SOURCE DATA:
## START

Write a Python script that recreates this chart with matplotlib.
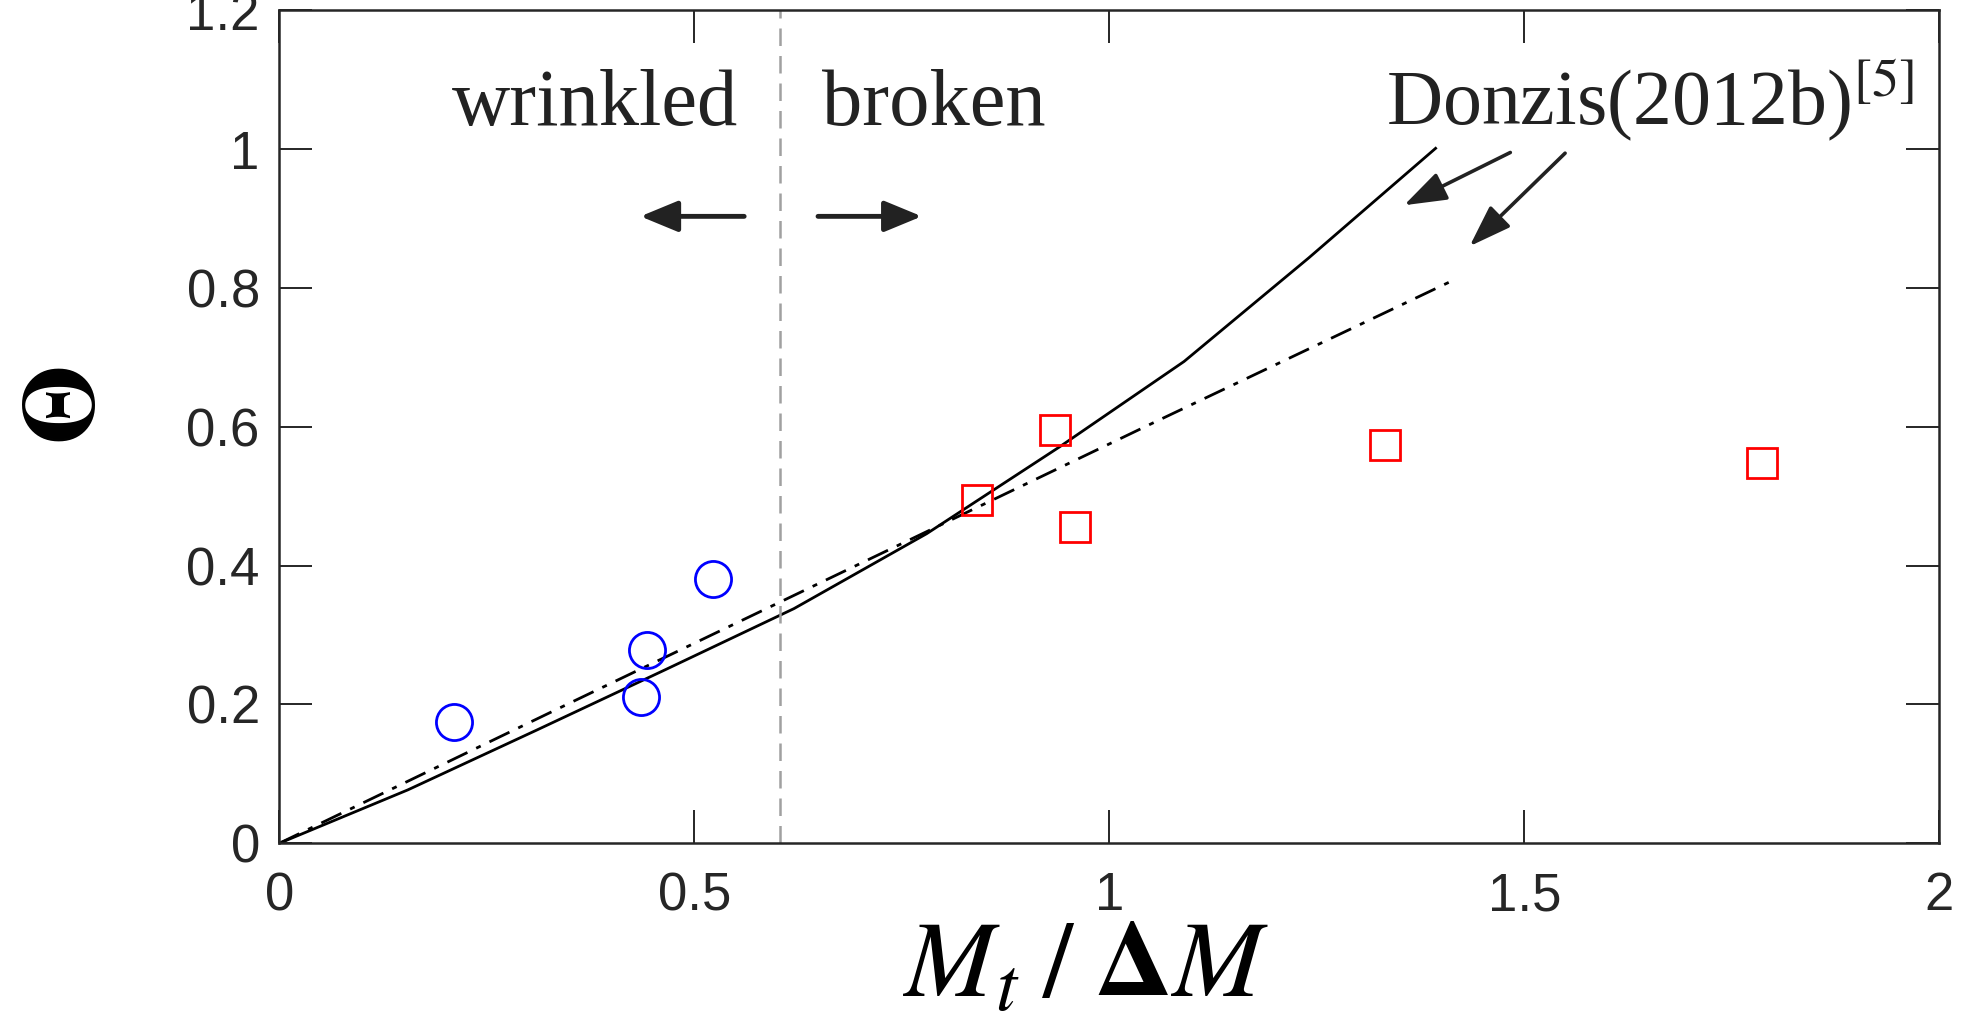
import matplotlib.pyplot as plt
import numpy as np

plt.rcParams['mathtext.fontset'] = 'stix'
plt.rcParams['font.family'] = 'Liberation Sans'

# data
wrinkled_x = [0.211, 0.436, 0.443, 0.523]
wrinkled_y = [0.175, 0.210, 0.278, 0.380]
broken_x = [0.840, 0.934, 0.959, 1.332, 1.786]
broken_y = [0.495, 0.595, 0.455, 0.573, 0.548]

donzis_solid_x = [0.0, 0.155, 0.31, 0.465, 0.62, 0.78, 0.94, 1.09, 1.24, 1.393]
donzis_solid_y = [0.0, 0.077, 0.163, 0.250, 0.338, 0.446, 0.571, 0.694, 0.843, 1.001]
donzis_dd_x = [0.0, 0.35, 0.70, 1.05, 1.409]
donzis_dd_y = [0.0, 0.202, 0.403, 0.604, 0.808]

transition = 0.603
xticks = [0, 0.5, 1, 1.5, 2]
xticklabels = ['0', '0.5', '1', '1.5', '2']
yticks = [0, 0.2, 0.4, 0.6, 0.8, 1.0, 1.2]
yticklabels = ['0', '0.2', '0.4', '0.6', '0.8', '1', '1.2']

fig = plt.figure(figsize=(19.67, 10.16), dpi=100)
ax = fig.add_axes([0.142, 0.170, 0.844, 0.820])

ax.plot(donzis_solid_x, donzis_solid_y, '-', color='k', lw=2.0)
ax.plot(donzis_dd_x, donzis_dd_y, '-.', color='k', lw=2.0, dashes=(8, 3.5, 1.8, 3.5))
ax.plot(wrinkled_x, wrinkled_y, 'o', ms=26, mfc='none', mec='blue', mew=2.0)
ax.plot(broken_x, broken_y, 's', ms=21, mfc='none', mec='red', mew=2.0)
ax.axvline(transition, color='#a0a0a0', lw=1.8, dashes=(7, 4))

serif = 'Liberation Serif'
tc = '#222222'
ax.text(0.380, 1.035, 'wrinkled', fontsize=58, family=serif, ha='center', va='baseline', color=tc)
ax.text(0.788, 1.035, 'broken', fontsize=58, family=serif, ha='center', va='baseline', color=tc)
ax.text(1.333, 1.035, r'Donzis(2012b)$^{\mathrm{[5]}}$', fontsize=56, family=serif,
        ha='left', va='baseline', color=tc)

akw = dict(arrowstyle='-|>,head_length=2.3,head_width=0.95', color=tc, lw=3.5,
           shrinkA=0, shrinkB=0)
ax.annotate('', xy=(0.435, 0.903), xytext=(0.560, 0.903), arrowprops=akw)
ax.annotate('', xy=(0.774, 0.903), xytext=(0.649, 0.903), arrowprops=akw)
akw2 = dict(arrowstyle='-|>,head_length=2.6,head_width=0.9', color=tc, lw=2.6,
            shrinkA=0, shrinkB=0)
ax.annotate('', xy=(1.355, 0.919), xytext=(1.483, 0.995), arrowprops=akw2)
ax.annotate('', xy=(1.434, 0.860), xytext=(1.549, 0.994), arrowprops=akw2)

ax.set_xlim(0, 2)
ax.set_ylim(0, 1.2)
ax.set_xticks(xticks)
ax.set_xticklabels(xticklabels)
ax.set_yticks(yticks)
ax.set_yticklabels(yticklabels)
ax.tick_params(direction='in', length=24, width=1.4, top=True, right=True,
               labelsize=38, colors='#262626')
ax.tick_params(axis='x', pad=20)
ax.tick_params(axis='y', pad=14)
for s in ax.spines.values():
    s.set_linewidth(1.8)
    s.set_color('#262626')

fig.text(0.552, 0.019, r'$M_t\;/\;\mathbf{\Delta} M$', fontsize=78, ha='center', va='baseline')
fig.text(0.035, 0.601, r'$\mathbf{\Theta}$', fontsize=74, rotation=90, ha='center', va='center')

fig.savefig('out.png', dpi=100)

## END

EXERCISE DETAILS:
Pictures stay out. Repeat only the lines from the beginning of the data through the line that has "ax = fig.add_axes([0.142, 0.170, 0.844, 0.820])".

FULL SOLUTION:
Write a Python script that recreates this chart with matplotlib.
import matplotlib.pyplot as plt
import numpy as np

plt.rcParams['mathtext.fontset'] = 'stix'
plt.rcParams['font.family'] = 'Liberation Sans'

# data
wrinkled_x = [0.211, 0.436, 0.443, 0.523]
wrinkled_y = [0.175, 0.210, 0.278, 0.380]
broken_x = [0.840, 0.934, 0.959, 1.332, 1.786]
broken_y = [0.495, 0.595, 0.455, 0.573, 0.548]

donzis_solid_x = [0.0, 0.155, 0.31, 0.465, 0.62, 0.78, 0.94, 1.09, 1.24, 1.393]
donzis_solid_y = [0.0, 0.077, 0.163, 0.250, 0.338, 0.446, 0.571, 0.694, 0.843, 1.001]
donzis_dd_x = [0.0, 0.35, 0.70, 1.05, 1.409]
donzis_dd_y = [0.0, 0.202, 0.403, 0.604, 0.808]

transition = 0.603
xticks = [0, 0.5, 1, 1.5, 2]
xticklabels = ['0', '0.5', '1', '1.5', '2']
yticks = [0, 0.2, 0.4, 0.6, 0.8, 1.0, 1.2]
yticklabels = ['0', '0.2', '0.4', '0.6', '0.8', '1', '1.2']

fig = plt.figure(figsize=(19.67, 10.16), dpi=100)
ax = fig.add_axes([0.142, 0.170, 0.844, 0.820])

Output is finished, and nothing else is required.